Меня вызвал к себе прокурор и стал в очередной раз просить закрыть дело в отношении директора молокозавода Вениамина Марковича Левина. Это был уже не первый случай вмешательства в мои следственные дела. Год назад, после неоднократных попыток убедить меня прекратить дело в отношении заместителя управляющего строительным трестом Чубисова, прокурор распорядился передать дело более «опытному» следователю Спирину.
– Михаил, ты пойми, на меня давят с самых высоких верхов. Этот Левин подключил всех своих … Все равно будет по-ихнему, – заискивающе начал разговор прокурор. «Ишь как волнуется», – подумал я. – Вместо «их», бубнит «ихнему».
– А, что наверху наших совсем нет? – наивным голосом поинтересовался я. – Только «ихние»?
– Ну, дай, ты мне спокойно доработать до пенсии. У меня сын – в институте, дочка – в последнем классе в гимназии, – продолжал «жалобить» меня прокурор.

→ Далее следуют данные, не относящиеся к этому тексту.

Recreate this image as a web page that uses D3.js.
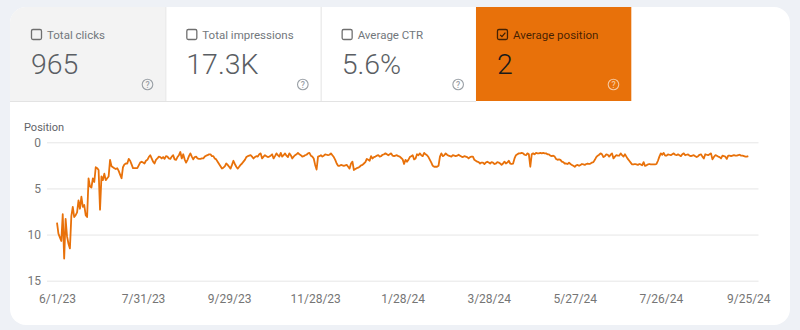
<!DOCTYPE html>
<html><head><meta charset="utf-8">
<script src="https://cdn.jsdelivr.net/npm/d3@7"></script>
<style>
body{margin:0;background:#eef1f6;}
svg{display:block;font-family:Roboto,"Noto Sans",sans-serif;}
</style>
</head><body>
<svg id="c" width="800" height="330"></svg>
<script>
const metricLabels = ["Total clicks", "Total impressions", "Average CTR", "Average position"];
const metricValues = ["965", "17.3K", "5.6%", "2"];
const selectedMetric = 3;
const yAxisTitle = "Position";
const startDate = "2023-06-01";
// daily average position, 6/1/23 .. 9/25/24
const positionValues = [
  8.7, 9.9, 10.3, 10.7, 7.8, 12.6, 8.3, 10.2, 11.0, 11.5,
  8.0, 7.0, 8.1, 7.9, 7.6, 6.3, 7.2, 5.9, 7.0, 6.8,
  7.9, 8.1, 3.9, 4.8, 4.9, 3.9, 4.3, 2.7, 2.8, 3.0,
  7.3, 3.7, 4.1, 3.4, 4.1, 3.9, 3.7, 1.9, 2.6, 2.7,
  2.8, 2.9, 2.8, 3.1, 3.5, 3.9, 2.7, 2.4, 2.3, 2.3,
  1.8, 2.0, 2.4, 2.8, 2.8, 2.8, 2.8, 2.5, 2.2, 2.1,
  2.2, 2.3, 2.0, 1.9, 1.6, 1.4, 1.75, 2.1, 2.3, 1.9,
  1.75, 1.55, 1.6, 1.75, 1.6, 1.8, 1.5, 1.55, 1.75, 1.8,
  1.55, 1.4, 1.85, 1.9, 1.6, 1.4, 1.05, 1.75, 1.3, 1.85,
  2.2, 1.9, 1.5, 1.2, 1.55, 1.85, 1.6, 1.55, 1.75, 1.8,
  1.8, 1.75, 1.75, 1.55, 1.45, 1.4, 1.3, 1.3, 1.5, 1.5,
  1.75, 1.85, 2.1, 2.35, 2.6, 2.85, 2.75, 2.6, 2.3, 2.45,
  2.65, 2.85, 2.45, 2.0, 2.35, 2.65, 2.85, 2.65, 2.45, 2.3,
  2.1, 1.9, 1.6, 1.5, 1.45, 1.4, 1.55, 1.75, 1.6, 1.5,
  1.55, 1.3, 1.2, 1.75, 1.55, 1.4, 1.5, 1.6, 1.55, 1.45,
  1.3, 1.75, 1.5, 1.2, 1.4, 1.55, 1.15, 1.55, 1.4, 1.2,
  1.45, 1.6, 1.2, 1.4, 1.75, 1.55, 1.4, 1.3, 1.15, 1.3,
  1.4, 1.55, 1.5, 1.4, 1.35, 1.2, 1.15, 1.45, 1.55, 1.75,
  2.45, 2.95, 1.55, 1.5, 1.4, 1.55, 1.45, 1.3, 1.35, 1.4,
  1.35, 1.2, 1.4, 1.6, 1.9, 2.3, 2.55, 2.55, 2.45, 2.5,
  2.55, 2.5, 2.45, 2.65, 2.85, 2.3, 2.1, 3.0, 2.9, 2.8,
  2.75, 2.65, 2.5, 2.45, 2.3, 2.15, 1.8, 1.9, 2.0, 1.5,
  1.75, 1.6, 1.55, 1.45, 1.4, 1.55, 1.5, 1.35, 1.3, 1.2,
  1.3, 1.4, 1.3, 1.2, 1.45, 1.5, 1.45, 1.4, 1.5, 1.55,
  1.7, 1.85, 2.35, 1.9, 2.1, 1.9, 1.6, 1.5, 1.4, 1.85,
  1.75, 1.3, 1.4, 1.2, 1.4, 1.5, 1.15, 1.3, 1.4, 1.6,
  1.9, 2.2, 2.55, 2.65, 2.65, 2.65, 2.55, 1.55, 1.2, 1.5,
  1.4, 1.2, 1.35, 1.45, 1.5, 1.55, 1.4, 1.45, 1.5, 1.45,
  1.35, 1.45, 1.55, 1.6, 1.5, 1.55, 1.6, 1.75, 1.6, 1.55,
  1.55, 1.9, 2.0, 2.1, 2.15, 2.3, 2.2, 2.2, 2.35, 2.2,
  2.1, 2.2, 2.3, 2.15, 2.2, 2.35, 2.3, 2.15, 2.2, 2.3,
  2.45, 2.3, 2.1, 2.3, 2.2, 2.0, 2.3, 2.35, 2.3, 1.75,
  1.4, 1.3, 1.2, 1.2, 1.15, 1.2, 1.35, 1.4, 1.2, 1.3,
  2.65, 1.3, 1.2, 1.3, 1.15, 1.2, 1.2, 1.15, 1.2, 1.15,
  1.2, 1.2, 1.3, 1.3, 1.45, 1.5, 1.45, 1.55, 1.8, 1.9,
  1.85, 1.9, 2.1, 2.15, 2.3, 2.3, 2.35, 2.2, 2.35, 2.45,
  2.55, 2.65, 2.5, 2.45, 2.55, 2.45, 2.35, 2.4, 2.45, 2.35,
  2.3, 2.35, 2.3, 2.2, 2.15, 1.9, 1.6, 1.45, 1.35, 1.2,
  1.3, 1.6, 1.5, 1.3, 1.35, 1.55, 1.35, 1.2, 1.75, 1.55,
  1.4, 1.45, 1.45, 1.2, 1.4, 1.55, 1.3, 1.55, 1.8, 2.0,
  2.2, 2.4, 2.4, 2.35, 2.4, 2.45, 2.35, 2.4, 2.5, 2.15,
  2.55, 2.5, 2.4, 2.35, 2.4, 2.4, 2.4, 2.4, 2.35, 2.0,
  1.55, 1.2, 1.35, 1.15, 1.45, 1.45, 1.3, 1.35, 1.4, 1.3,
  1.2, 1.35, 1.4, 1.3, 1.4, 1.5, 1.3, 1.2, 1.4, 1.35,
  1.3, 1.45, 1.5, 1.45, 1.4, 1.5, 1.6, 1.5, 1.35, 1.3,
  1.55, 1.75, 1.3, 1.35, 1.4, 1.3, 1.2, 1.85, 1.6, 1.4,
  1.45, 1.55, 1.6, 1.75, 1.45, 1.5, 1.55, 1.8, 1.45, 1.45,
  1.5, 1.45, 1.4, 1.45, 1.45, 1.4, 1.35, 1.45, 1.45, 1.5,
  1.55, 1.55, 1.5
];
const yTicks = [0, 5, 10, 15];
const xTickLabels = ["6/1/23", "7/31/23", "9/29/23", "11/28/23", "1/28/24", "3/28/24", "5/27/24", "7/26/24", "9/25/24"];

const ORANGE = "#e8710a";
const svg = d3.select("#c");

// card
const card = {x: 10, y: 7, w: 780, h: 318, r: 16};
const defs = svg.append("defs");
defs.append("clipPath").attr("id", "cardClip")
  .append("rect").attr("x", card.x).attr("y", card.y).attr("width", card.w).attr("height", card.h).attr("rx", card.r);
svg.append("rect").attr("x", card.x).attr("y", card.y).attr("width", card.w).attr("height", card.h)
  .attr("rx", card.r).attr("fill", "#ffffff");

const g = svg.append("g").attr("clip-path", "url(#cardClip)");

// tabs
const tabX = d3.scaleBand().domain(d3.range(metricLabels.length)).range([10, 631.3]).paddingInner(0);
const tabTop = 7, tabBottom = 101;
g.append("line").attr("x1", 10).attr("x2", 476).attr("y1", tabBottom + 0.5).attr("y2", tabBottom + 0.5)
  .attr("stroke", "#e3e3e3").attr("stroke-width", 1);

metricLabels.forEach((lab, i) => {
  const x0 = tabX(i), w = tabX.bandwidth();
  const sel = i === selectedMetric;
  const bg = sel ? ORANGE : (i === 0 ? "#f3f3f3" : "#ffffff");
  const tg = g.append("g");
  tg.append("rect").attr("x", x0).attr("y", tabTop).attr("width", w).attr("height", tabBottom - tabTop).attr("fill", bg);
  if (i > 0 && !sel) {
    tg.append("line").attr("x1", x0 + 0.5).attr("x2", x0 + 0.5).attr("y1", tabTop).attr("y2", tabBottom)
      .attr("stroke", "#e3e3e3");
  }
  const textCol = sel ? "rgba(0,0,0,0.72)" : "#72777c";
  // checkbox
  tg.append("rect").attr("x", x0 + 21.5).attr("y", 29.5).attr("width", 10).attr("height", 10).attr("rx", 1.5)
    .attr("fill", "none").attr("stroke", sel ? "rgba(0,0,0,0.7)" : "#6f6f6f").attr("stroke-width", 1.3);
  if (sel) {
    tg.append("path").attr("d", `M${x0 + 24.2},${34.8} L${x0 + 26},${36.6} L${x0 + 29.4},${32.6}`)
      .attr("fill", "none").attr("stroke", "rgba(0,0,0,0.75)").attr("stroke-width", 1.2);
  }
  tg.append("text").attr("x", x0 + 37).attr("y", 38.6).attr("font-size", 11.5).attr("fill", textCol).text(lab);
  tg.append("text").attr("x", x0 + 21).attr("y", 74).attr("font-size", 28.5).attr("font-weight", 300)
    .attr("fill", sel ? "#1a1a1a" : "#5a5e63").text(metricValues[i]);
  // help icon
  const hc = sel ? "rgba(255,255,255,0.6)" : "#9aa0a6";
  tg.append("circle").attr("cx", x0 + 137.5).attr("cy", 84.5).attr("r", 5.3)
    .attr("fill", "none").attr("stroke", hc).attr("stroke-width", 1.1);
  tg.append("text").attr("x", x0 + 137.5).attr("y", 87.6).attr("text-anchor", "middle")
    .attr("font-size", 8.5).attr("font-weight", 500).attr("fill", hc).text("?");
});

// chart
const parseTick = d3.timeParse("%m/%d/%y");
const start = d3.timeParse("%Y-%m-%d")(startDate);
const series = positionValues.map((v, i) => ({date: d3.timeDay.offset(start, i), v}));
const tickDates = xTickLabels.map(parseTick);

const x = d3.scaleTime().domain([tickDates[0], tickDates[tickDates.length - 1]]).range([57, 748.3]);
const y = d3.scaleLinear().domain([0, 15]).range([142.3, 280.7]);
const gridL = 47, gridR = 758.5;

const yAxis = svg.append("g").attr("transform", `translate(${gridL},0)`)
  .call(d3.axisLeft(y).tickValues(yTicks).tickSize(-(gridR - gridL)).tickPadding(6));
yAxis.select(".domain").remove();
yAxis.selectAll(".tick line").attr("stroke", "#e6e6e6");
yAxis.selectAll(".tick text").attr("fill", "#757575").attr("font-size", 12).attr("font-family", "Roboto, sans-serif");

const xAxis = svg.append("g").attr("transform", `translate(0,${y(15)})`)
  .call(d3.axisBottom(x).tickValues(tickDates).tickSize(0).tickPadding(13.5).tickFormat((d, i) => xTickLabels[i]));
xAxis.select(".domain").remove();
xAxis.selectAll(".tick text").attr("fill", "#757575").attr("font-size", 12).attr("font-family", "Roboto, sans-serif");

svg.append("text").attr("x", 24).attr("y", 131).attr("font-size", 11).attr("fill", "#5f6368").text(yAxisTitle);

svg.append("path").datum(series)
  .attr("fill", "none").attr("stroke", ORANGE).attr("stroke-width", 1.8).attr("stroke-linejoin", "round")
  .attr("d", d3.line().x(d => x(d.date)).y(d => y(d.v)));
</script>
</body></html>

«Враги человеку – домашние его», – с усмешкой про себя подумал я. Прокурор был тертым калачем и похоже уловил мои мысли.
– Что ты возомнил о себе?! Посмотри, что творится за окном! – для наглядности он даже подскочил к окну и продолжил. – Кому все это надо?! Все уже украдено до нас! (о! пошла классика) Строит тут, понимаешь, из себя целку!
И тут на меня накатило. С детства не люблю хамства. Нет, вернее, люблю. А еще вернее, люблю такие ситуации. Как Саня говорил о таких случаях: «Ну, все, Мишаня отвязался!» (так иногда ласково называл меня Саня) Я встал, подошел вплотную к прокурору и произнес, чеканя каждое слово:
– А, ты знаешь, Иваныч, что значит слово «целка»?! Оно присходит от слова «цельный». А, я смотрю, в тебе есть пробоина и даже догадываюсь в каком месте, поэтому ты и воспроизводишь слово «целка» в качестве ругательного.
Прокурор смотрел на меня такими выпученными глазами, что я стал подумывать о вызове врача. «Не привык еще, когда к нему обращаются на «ты», – мысленно предположил я.
– Ты уволен! – вдруг истерично завопил прокурор и быстро прыгнул в свое большое кожаное кресло, наверное, он там ощущал себя более влиятельным (солидности, что ли добирал) или более защищенным – как танкист в танке.